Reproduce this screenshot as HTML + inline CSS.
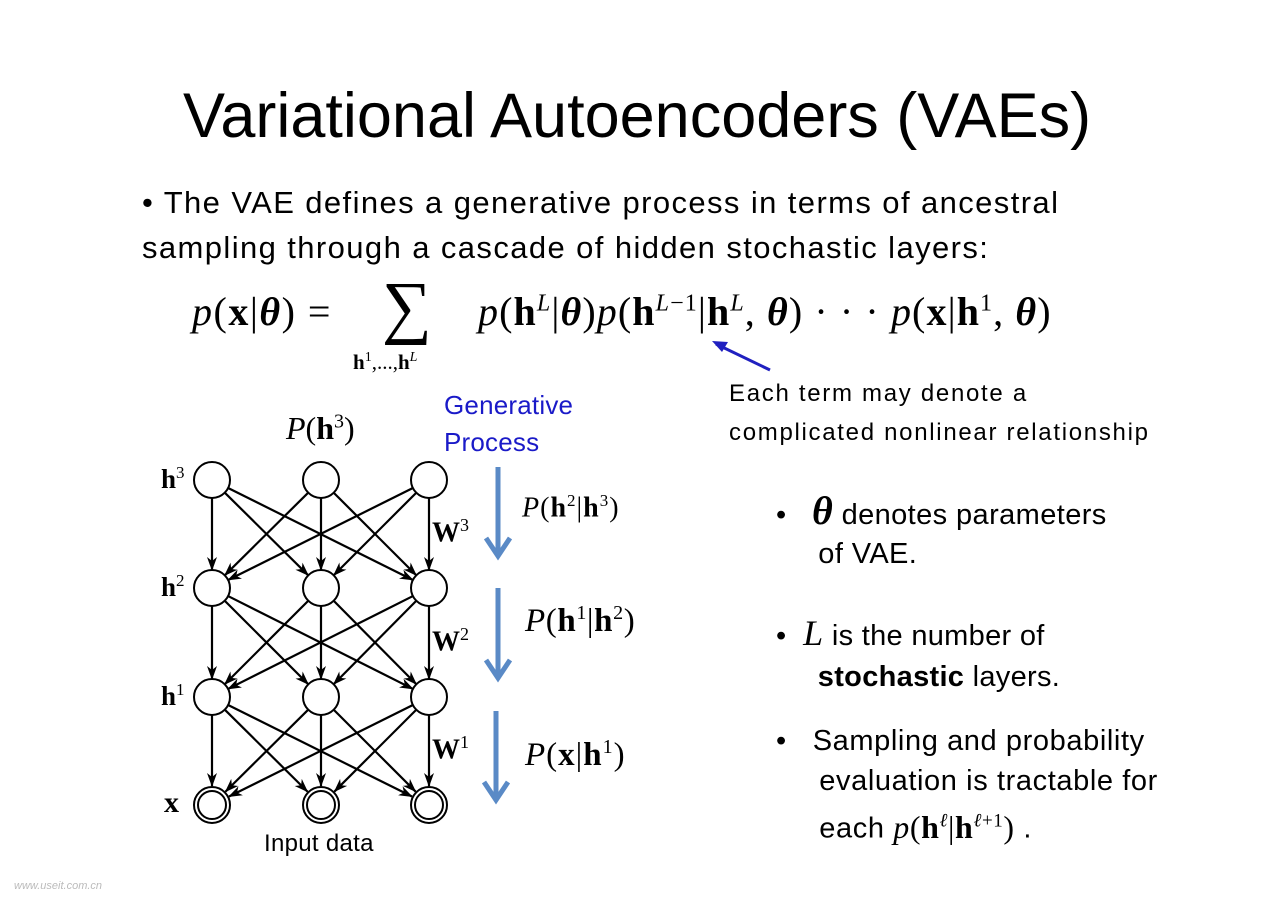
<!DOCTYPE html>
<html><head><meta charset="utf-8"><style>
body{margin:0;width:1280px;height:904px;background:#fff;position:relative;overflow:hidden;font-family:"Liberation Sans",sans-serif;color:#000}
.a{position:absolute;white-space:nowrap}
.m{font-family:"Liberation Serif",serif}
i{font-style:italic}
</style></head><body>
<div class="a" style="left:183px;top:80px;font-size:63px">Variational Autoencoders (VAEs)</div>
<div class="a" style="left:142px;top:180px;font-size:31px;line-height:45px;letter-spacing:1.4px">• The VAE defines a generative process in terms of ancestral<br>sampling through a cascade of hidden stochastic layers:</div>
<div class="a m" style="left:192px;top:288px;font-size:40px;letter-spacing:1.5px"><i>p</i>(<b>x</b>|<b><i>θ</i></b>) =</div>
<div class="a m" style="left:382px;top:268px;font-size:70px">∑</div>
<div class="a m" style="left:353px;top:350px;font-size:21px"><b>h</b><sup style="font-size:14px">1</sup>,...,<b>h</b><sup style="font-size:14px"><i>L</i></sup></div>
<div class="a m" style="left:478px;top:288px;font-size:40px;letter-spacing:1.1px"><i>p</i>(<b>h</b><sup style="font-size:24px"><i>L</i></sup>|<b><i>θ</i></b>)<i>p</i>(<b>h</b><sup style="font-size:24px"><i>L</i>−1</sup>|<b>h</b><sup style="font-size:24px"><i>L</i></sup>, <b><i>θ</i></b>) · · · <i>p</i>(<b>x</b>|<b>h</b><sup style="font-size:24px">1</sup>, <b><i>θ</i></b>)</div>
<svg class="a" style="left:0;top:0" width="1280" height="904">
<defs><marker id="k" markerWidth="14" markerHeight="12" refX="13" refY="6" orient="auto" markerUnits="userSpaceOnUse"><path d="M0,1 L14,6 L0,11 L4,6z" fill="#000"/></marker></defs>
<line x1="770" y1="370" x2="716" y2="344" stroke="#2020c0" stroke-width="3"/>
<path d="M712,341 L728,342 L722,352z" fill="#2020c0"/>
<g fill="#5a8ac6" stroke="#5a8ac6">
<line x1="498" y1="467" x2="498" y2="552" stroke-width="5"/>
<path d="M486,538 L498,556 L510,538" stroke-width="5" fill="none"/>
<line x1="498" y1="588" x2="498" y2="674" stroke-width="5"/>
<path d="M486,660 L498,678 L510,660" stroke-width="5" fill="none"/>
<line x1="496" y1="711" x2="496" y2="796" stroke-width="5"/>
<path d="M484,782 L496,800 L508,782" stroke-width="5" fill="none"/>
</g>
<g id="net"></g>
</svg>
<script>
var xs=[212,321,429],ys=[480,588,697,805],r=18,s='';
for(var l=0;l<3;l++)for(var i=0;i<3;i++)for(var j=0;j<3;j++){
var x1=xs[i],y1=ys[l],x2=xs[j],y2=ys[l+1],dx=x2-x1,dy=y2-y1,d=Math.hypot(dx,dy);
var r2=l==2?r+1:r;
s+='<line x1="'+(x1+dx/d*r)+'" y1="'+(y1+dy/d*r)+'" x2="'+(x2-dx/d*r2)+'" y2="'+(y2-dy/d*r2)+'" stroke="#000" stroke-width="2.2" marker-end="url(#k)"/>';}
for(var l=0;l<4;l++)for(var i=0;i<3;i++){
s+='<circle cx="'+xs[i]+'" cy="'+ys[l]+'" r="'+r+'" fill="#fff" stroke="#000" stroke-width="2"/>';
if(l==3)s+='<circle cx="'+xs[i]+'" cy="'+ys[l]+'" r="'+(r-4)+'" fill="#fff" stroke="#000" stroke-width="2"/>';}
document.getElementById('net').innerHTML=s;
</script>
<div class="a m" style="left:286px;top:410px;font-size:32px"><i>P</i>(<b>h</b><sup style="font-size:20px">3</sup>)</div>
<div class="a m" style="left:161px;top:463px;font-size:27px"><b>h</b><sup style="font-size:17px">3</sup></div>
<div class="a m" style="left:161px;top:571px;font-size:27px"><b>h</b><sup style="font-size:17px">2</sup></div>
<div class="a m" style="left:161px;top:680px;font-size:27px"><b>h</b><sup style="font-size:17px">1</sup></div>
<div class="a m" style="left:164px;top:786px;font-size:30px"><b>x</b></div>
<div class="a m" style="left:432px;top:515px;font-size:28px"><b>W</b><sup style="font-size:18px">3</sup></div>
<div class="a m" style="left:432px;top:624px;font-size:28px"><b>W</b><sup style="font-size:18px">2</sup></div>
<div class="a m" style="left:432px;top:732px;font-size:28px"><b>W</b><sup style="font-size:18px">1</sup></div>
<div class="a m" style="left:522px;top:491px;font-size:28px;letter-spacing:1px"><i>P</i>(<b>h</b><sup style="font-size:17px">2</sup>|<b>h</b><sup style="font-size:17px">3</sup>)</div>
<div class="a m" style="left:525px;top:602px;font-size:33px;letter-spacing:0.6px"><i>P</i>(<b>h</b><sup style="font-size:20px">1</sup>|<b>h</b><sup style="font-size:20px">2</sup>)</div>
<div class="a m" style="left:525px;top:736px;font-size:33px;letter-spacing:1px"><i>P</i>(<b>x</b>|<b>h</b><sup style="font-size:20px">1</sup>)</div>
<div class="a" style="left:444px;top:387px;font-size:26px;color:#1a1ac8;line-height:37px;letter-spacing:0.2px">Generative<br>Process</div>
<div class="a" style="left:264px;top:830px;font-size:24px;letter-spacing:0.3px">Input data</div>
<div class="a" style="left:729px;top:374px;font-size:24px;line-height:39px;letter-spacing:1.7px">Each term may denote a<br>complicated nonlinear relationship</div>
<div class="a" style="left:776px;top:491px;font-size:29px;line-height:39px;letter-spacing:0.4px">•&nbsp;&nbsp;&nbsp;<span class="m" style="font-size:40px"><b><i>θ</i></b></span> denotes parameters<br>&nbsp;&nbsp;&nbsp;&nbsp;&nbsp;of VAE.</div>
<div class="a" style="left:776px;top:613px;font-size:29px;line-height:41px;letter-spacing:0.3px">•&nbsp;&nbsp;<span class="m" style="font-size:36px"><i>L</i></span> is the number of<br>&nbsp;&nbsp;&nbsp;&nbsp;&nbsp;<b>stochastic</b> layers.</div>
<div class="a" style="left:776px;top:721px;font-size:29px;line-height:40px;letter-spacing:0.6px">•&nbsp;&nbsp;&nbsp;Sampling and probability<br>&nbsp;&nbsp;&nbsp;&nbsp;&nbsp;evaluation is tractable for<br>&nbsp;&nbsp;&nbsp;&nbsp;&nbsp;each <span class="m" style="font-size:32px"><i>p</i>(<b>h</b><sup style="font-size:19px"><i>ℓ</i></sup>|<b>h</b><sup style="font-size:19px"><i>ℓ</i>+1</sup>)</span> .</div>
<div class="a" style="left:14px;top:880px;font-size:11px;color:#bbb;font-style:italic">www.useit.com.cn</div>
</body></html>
-------
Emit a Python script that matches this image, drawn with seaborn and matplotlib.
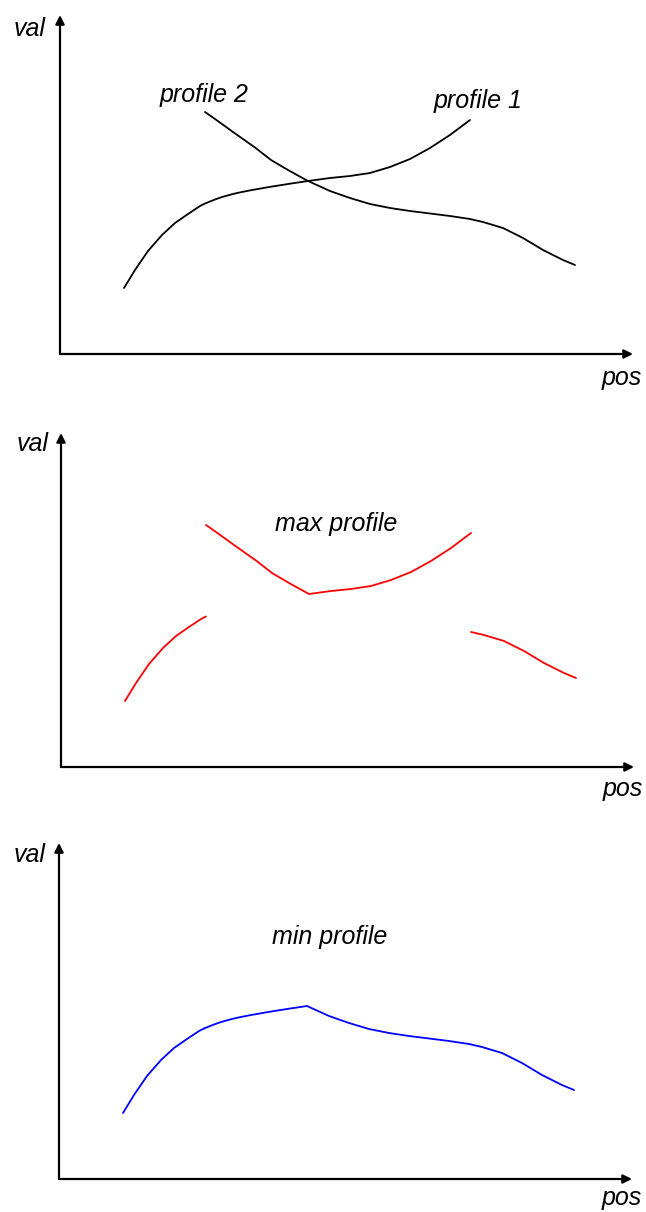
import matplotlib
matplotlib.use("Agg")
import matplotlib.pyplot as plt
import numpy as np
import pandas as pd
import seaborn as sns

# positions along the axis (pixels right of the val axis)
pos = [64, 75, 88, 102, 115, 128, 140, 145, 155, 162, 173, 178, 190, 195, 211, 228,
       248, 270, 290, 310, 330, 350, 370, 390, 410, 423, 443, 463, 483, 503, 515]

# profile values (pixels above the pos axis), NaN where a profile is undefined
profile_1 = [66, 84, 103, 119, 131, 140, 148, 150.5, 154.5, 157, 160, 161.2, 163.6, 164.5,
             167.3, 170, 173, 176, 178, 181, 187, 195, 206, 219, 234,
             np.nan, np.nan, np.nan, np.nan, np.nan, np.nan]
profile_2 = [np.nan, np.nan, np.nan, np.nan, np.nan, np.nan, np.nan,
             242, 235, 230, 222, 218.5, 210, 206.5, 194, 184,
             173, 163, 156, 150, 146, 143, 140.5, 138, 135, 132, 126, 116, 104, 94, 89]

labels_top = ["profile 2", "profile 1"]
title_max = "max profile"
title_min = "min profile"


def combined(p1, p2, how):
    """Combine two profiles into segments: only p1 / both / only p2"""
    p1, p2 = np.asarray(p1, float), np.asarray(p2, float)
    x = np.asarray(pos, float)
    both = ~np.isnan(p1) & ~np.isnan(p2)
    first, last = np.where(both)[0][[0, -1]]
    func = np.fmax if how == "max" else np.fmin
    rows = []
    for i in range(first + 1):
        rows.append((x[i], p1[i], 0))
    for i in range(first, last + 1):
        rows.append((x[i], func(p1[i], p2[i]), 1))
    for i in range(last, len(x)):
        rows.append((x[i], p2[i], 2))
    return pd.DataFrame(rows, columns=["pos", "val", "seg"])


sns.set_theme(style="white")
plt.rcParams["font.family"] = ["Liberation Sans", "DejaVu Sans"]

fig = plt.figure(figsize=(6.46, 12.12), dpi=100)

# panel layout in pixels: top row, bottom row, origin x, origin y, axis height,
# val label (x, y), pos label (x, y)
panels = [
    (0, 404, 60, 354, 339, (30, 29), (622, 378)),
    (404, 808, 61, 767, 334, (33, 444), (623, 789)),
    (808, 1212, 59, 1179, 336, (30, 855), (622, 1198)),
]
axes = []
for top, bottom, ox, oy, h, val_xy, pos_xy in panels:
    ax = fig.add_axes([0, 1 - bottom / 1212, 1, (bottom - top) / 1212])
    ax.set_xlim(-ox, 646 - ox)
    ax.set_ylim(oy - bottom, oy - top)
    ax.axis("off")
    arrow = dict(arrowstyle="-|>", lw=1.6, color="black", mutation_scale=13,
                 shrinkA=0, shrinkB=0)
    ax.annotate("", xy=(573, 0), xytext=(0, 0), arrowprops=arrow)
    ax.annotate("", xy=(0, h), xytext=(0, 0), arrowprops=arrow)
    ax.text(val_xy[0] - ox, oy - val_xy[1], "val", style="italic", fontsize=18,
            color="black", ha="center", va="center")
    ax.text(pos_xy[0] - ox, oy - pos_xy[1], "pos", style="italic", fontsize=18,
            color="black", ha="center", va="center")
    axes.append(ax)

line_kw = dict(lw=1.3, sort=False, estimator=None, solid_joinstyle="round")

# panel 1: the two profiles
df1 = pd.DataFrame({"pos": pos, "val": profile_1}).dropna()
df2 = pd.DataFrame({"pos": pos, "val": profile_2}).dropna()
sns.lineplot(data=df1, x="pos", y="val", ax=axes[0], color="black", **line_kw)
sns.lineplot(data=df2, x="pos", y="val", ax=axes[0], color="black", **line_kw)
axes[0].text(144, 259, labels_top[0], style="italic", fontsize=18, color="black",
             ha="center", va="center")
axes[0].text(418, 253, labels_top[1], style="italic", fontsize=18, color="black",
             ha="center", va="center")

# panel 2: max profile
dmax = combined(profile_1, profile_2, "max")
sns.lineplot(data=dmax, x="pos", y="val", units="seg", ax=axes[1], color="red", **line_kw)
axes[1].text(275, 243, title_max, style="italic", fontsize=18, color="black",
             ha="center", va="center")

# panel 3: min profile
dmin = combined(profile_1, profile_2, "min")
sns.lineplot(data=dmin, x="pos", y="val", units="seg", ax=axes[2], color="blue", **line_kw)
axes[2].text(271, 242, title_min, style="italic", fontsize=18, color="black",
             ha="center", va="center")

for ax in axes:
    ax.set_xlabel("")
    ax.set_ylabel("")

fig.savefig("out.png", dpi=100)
-------
▸ Instructions for the task
Of the lines in the material above, state how many contain the string "this"; give no other text.

▸ Expected output
2